* BEGIN Data segment *

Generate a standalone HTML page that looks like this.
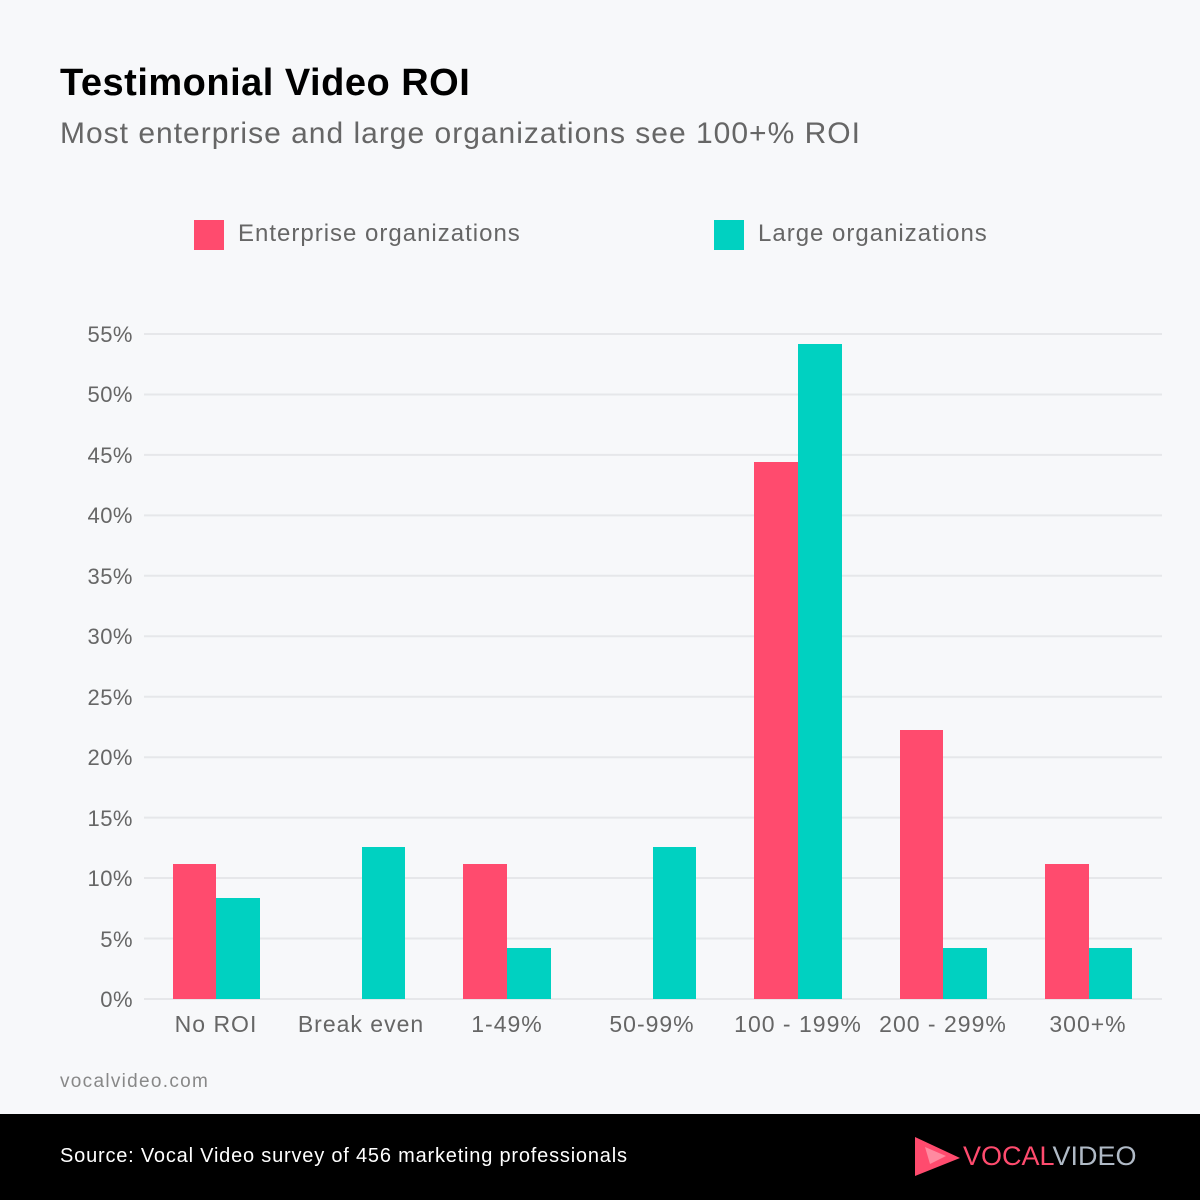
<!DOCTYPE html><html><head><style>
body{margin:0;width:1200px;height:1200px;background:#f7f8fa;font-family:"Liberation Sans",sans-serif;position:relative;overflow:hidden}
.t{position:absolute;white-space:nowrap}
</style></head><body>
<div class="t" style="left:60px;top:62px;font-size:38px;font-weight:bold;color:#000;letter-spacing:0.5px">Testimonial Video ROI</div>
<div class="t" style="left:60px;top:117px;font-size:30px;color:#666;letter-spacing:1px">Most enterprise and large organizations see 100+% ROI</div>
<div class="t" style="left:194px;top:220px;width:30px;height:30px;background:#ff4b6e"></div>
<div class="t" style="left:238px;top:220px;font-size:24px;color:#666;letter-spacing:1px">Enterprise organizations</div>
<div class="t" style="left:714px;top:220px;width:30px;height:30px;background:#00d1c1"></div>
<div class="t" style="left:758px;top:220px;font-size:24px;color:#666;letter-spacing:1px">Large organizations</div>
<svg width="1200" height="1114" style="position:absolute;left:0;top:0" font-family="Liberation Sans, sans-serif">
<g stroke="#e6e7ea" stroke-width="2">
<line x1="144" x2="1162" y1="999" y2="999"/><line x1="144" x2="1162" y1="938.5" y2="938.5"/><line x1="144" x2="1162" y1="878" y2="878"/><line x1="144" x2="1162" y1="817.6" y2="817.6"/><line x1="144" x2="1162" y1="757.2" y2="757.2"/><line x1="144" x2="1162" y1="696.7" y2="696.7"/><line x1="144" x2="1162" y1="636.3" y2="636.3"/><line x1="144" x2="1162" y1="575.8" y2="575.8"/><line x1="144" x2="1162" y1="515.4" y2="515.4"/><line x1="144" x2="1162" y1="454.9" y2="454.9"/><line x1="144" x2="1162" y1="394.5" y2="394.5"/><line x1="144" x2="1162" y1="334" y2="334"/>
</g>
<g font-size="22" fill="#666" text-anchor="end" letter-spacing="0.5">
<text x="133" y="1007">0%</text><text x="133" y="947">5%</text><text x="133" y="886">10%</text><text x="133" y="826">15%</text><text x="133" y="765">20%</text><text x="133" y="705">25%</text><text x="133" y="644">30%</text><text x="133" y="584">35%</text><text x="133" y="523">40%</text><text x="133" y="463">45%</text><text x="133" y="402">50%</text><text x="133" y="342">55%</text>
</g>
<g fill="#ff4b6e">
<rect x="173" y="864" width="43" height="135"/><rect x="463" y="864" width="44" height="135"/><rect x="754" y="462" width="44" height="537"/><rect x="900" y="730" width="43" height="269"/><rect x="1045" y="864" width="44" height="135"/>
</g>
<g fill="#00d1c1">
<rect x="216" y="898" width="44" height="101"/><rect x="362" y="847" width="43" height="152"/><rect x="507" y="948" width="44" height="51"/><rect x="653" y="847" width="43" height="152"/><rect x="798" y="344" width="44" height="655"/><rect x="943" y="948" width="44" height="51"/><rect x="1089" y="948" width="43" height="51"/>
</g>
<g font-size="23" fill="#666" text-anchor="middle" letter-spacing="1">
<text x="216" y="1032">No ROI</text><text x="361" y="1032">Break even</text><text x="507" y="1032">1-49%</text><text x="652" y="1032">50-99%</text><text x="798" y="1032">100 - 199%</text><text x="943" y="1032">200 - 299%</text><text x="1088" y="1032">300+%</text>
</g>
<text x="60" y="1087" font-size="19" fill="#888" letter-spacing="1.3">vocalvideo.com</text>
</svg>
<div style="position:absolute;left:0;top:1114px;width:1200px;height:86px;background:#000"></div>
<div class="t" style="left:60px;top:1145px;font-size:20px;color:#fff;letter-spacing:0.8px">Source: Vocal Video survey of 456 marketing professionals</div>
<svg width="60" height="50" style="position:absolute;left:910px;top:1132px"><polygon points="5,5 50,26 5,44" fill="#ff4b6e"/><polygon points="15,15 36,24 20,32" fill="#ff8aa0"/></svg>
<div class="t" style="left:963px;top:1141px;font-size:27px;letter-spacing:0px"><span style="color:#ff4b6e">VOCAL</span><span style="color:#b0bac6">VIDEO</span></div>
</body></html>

* END Data segment *

▶ Task directions
Leave out the pictures and transcribe everything else exactly.

▶ Response to this exercise
Generate a standalone HTML page that looks like this.
<!DOCTYPE html><html><head><style>
body{margin:0;width:1200px;height:1200px;background:#f7f8fa;font-family:"Liberation Sans",sans-serif;position:relative;overflow:hidden}
.t{position:absolute;white-space:nowrap}
</style></head><body>
<div class="t" style="left:60px;top:62px;font-size:38px;font-weight:bold;color:#000;letter-spacing:0.5px">Testimonial Video ROI</div>
<div class="t" style="left:60px;top:117px;font-size:30px;color:#666;letter-spacing:1px">Most enterprise and large organizations see 100+% ROI</div>
<div class="t" style="left:194px;top:220px;width:30px;height:30px;background:#ff4b6e"></div>
<div class="t" style="left:238px;top:220px;font-size:24px;color:#666;letter-spacing:1px">Enterprise organizations</div>
<div class="t" style="left:714px;top:220px;width:30px;height:30px;background:#00d1c1"></div>
<div class="t" style="left:758px;top:220px;font-size:24px;color:#666;letter-spacing:1px">Large organizations</div>
<svg width="1200" height="1114" style="position:absolute;left:0;top:0" font-family="Liberation Sans, sans-serif">
<g stroke="#e6e7ea" stroke-width="2">
<line x1="144" x2="1162" y1="999" y2="999"/><line x1="144" x2="1162" y1="938.5" y2="938.5"/><line x1="144" x2="1162" y1="878" y2="878"/><line x1="144" x2="1162" y1="817.6" y2="817.6"/><line x1="144" x2="1162" y1="757.2" y2="757.2"/><line x1="144" x2="1162" y1="696.7" y2="696.7"/><line x1="144" x2="1162" y1="636.3" y2="636.3"/><line x1="144" x2="1162" y1="575.8" y2="575.8"/><line x1="144" x2="1162" y1="515.4" y2="515.4"/><line x1="144" x2="1162" y1="454.9" y2="454.9"/><line x1="144" x2="1162" y1="394.5" y2="394.5"/><line x1="144" x2="1162" y1="334" y2="334"/>
</g>
<g font-size="22" fill="#666" text-anchor="end" letter-spacing="0.5">
<text x="133" y="1007">0%</text><text x="133" y="947">5%</text><text x="133" y="886">10%</text><text x="133" y="826">15%</text><text x="133" y="765">20%</text><text x="133" y="705">25%</text><text x="133" y="644">30%</text><text x="133" y="584">35%</text><text x="133" y="523">40%</text><text x="133" y="463">45%</text><text x="133" y="402">50%</text><text x="133" y="342">55%</text>
</g>
<g fill="#ff4b6e">
<rect x="173" y="864" width="43" height="135"/><rect x="463" y="864" width="44" height="135"/><rect x="754" y="462" width="44" height="537"/><rect x="900" y="730" width="43" height="269"/><rect x="1045" y="864" width="44" height="135"/>
</g>
<g fill="#00d1c1">
<rect x="216" y="898" width="44" height="101"/><rect x="362" y="847" width="43" height="152"/><rect x="507" y="948" width="44" height="51"/><rect x="653" y="847" width="43" height="152"/><rect x="798" y="344" width="44" height="655"/><rect x="943" y="948" width="44" height="51"/><rect x="1089" y="948" width="43" height="51"/>
</g>
<g font-size="23" fill="#666" text-anchor="middle" letter-spacing="1">
<text x="216" y="1032">No ROI</text><text x="361" y="1032">Break even</text><text x="507" y="1032">1-49%</text><text x="652" y="1032">50-99%</text><text x="798" y="1032">100 - 199%</text><text x="943" y="1032">200 - 299%</text><text x="1088" y="1032">300+%</text>
</g>
<text x="60" y="1087" font-size="19" fill="#888" letter-spacing="1.3">vocalvideo.com</text>
</svg>
<div style="position:absolute;left:0;top:1114px;width:1200px;height:86px;background:#000"></div>
<div class="t" style="left:60px;top:1145px;font-size:20px;color:#fff;letter-spacing:0.8px">Source: Vocal Video survey of 456 marketing professionals</div>
<svg width="60" height="50" style="position:absolute;left:910px;top:1132px"><polygon points="5,5 50,26 5,44" fill="#ff4b6e"/><polygon points="15,15 36,24 20,32" fill="#ff8aa0"/></svg>
<div class="t" style="left:963px;top:1141px;font-size:27px;letter-spacing:0px"><span style="color:#ff4b6e">VOCAL</span><span style="color:#b0bac6">VIDEO</span></div>
</body></html>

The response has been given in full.